Henley Business School has revealed the results of its Corporate Learning Priorities survey which shows coaching remains high up the list of development priorities for 2010. However, while 61% of respondents said developing a coaching culture was one of their top 5 priorities, only 9% made it their 1st or 2nd priority.
Henley has suggested that this reflects an uncertainty about how to go about creating a coaching culture and concern as to whether the senior team will support the initiative. In addition, a quarter of respondents made ‘developing leadership coaching skills’ their first or second priority.
Dr Patricia Bossons, Director of Coaching Services at Henley Business School, commented: “I am hearing from clients and students alike that coaching has never been more important since it helps maintain clarity and resourcefulness in people driving business recovery. The fact that so many in the survey recognize the importance of coaching yet few appear to make it a high priority may be because coaching is seen as a process, rather than a specific ‘management development‘ area, such as strategic thinking or managing change.
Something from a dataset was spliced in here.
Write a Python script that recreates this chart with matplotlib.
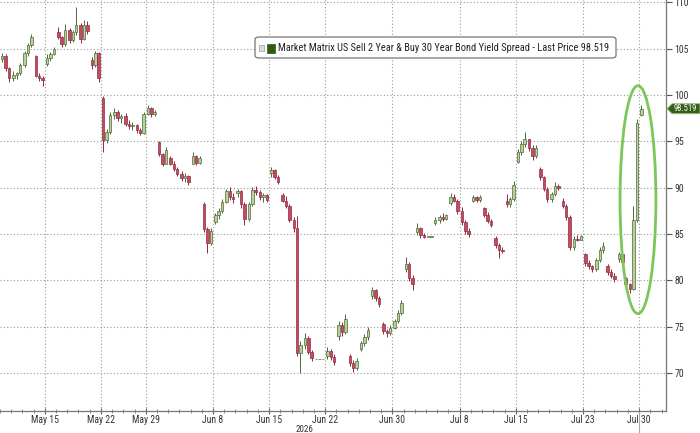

It is also still perceived by many to be something that lies in the hands of HR, or external coaches, so coaching skills development can easily be seen as someone else’s responsibility.”
She added: “Coaching can be the ‘oil’ that enables the rest of a management development agenda deliver tangible outcomes and results. A senior strategic leadership programme for example, is going to have much longer lasting impact, and a much greater return on investment, if each individual is supported by an independent coach as they go through their programme. Individuals recognize this, which is why the statistics in the research show leadership coaching skills development as a high priority.”